Invitasi dan Diskusi
Banyak kok contoh-contoh wilayah dan lingkungan yang membuat barang berseni dari recycle sampah palstik. Kita contoh saja Kampung Kumuh di Gresik, lalu di Blok Jatiserang Majalengka dan lainnya. Mereka-mereka ini sukses mendaur ulang bahan-bahan sampah plastik jadi barang yang bernilai.
Kalau kamu sudah tahu nih bahwa Indonesia masih belum merdeka dari sampah, masih mau buat ornamen tujuh belasan pakai bahan sekali pakai lagi? Yuk stop penggunaan bahan sekaloi pakai dengan mengkreasikan bahan-bahan yang lebih ramah lingkungan.

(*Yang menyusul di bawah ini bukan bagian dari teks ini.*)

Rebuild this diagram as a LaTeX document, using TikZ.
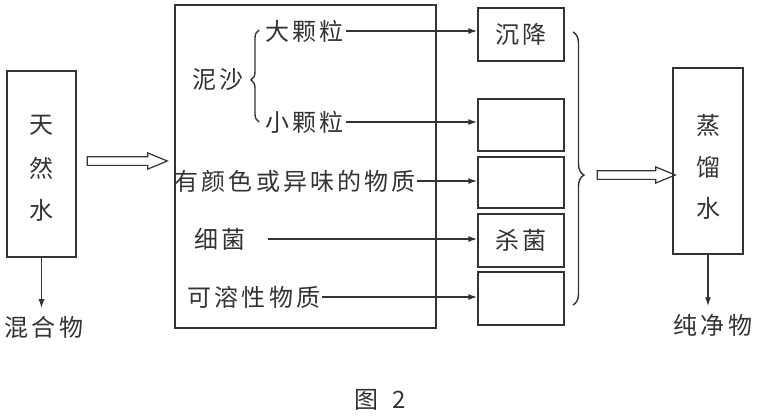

Bagi yang punya pengalaman mengelola sampah plastik, bisa lho berbagi pengalamannya di kolom komentar. Bagi yang punya ide lain, juga dipersilakan. Eits! Dengan bahasa yang sopan ya, agar kamu punya jejak digital yang baik.
Comment
Aku sendiri belom konsisten, masih suka kelepasan menggunakan tempat makan sekali pake untuk membungkus makanan bawa pulang. Terkadang suka lupa bawa rantang bertutup rapat sih ya. Padahal sudah konsisten bawa botol minum sendiri
Nah, paling kesal memang bersitegang dengan orang yang tak paham esensi bebas sampah. HUT RI selain menghasilkan sampah plastik dari ornamen, dari kemasan konsumsinya juga loh.
Ah masalah sampah ini memang begitu kompleks. Bingung juga kalau diminta zero banget dr sampah, bahkan negara maju pun masih belum punya solusinya. Ngeri ya inget pernah ke pantai nemu sampah plastik berupa kemasan gitu :’)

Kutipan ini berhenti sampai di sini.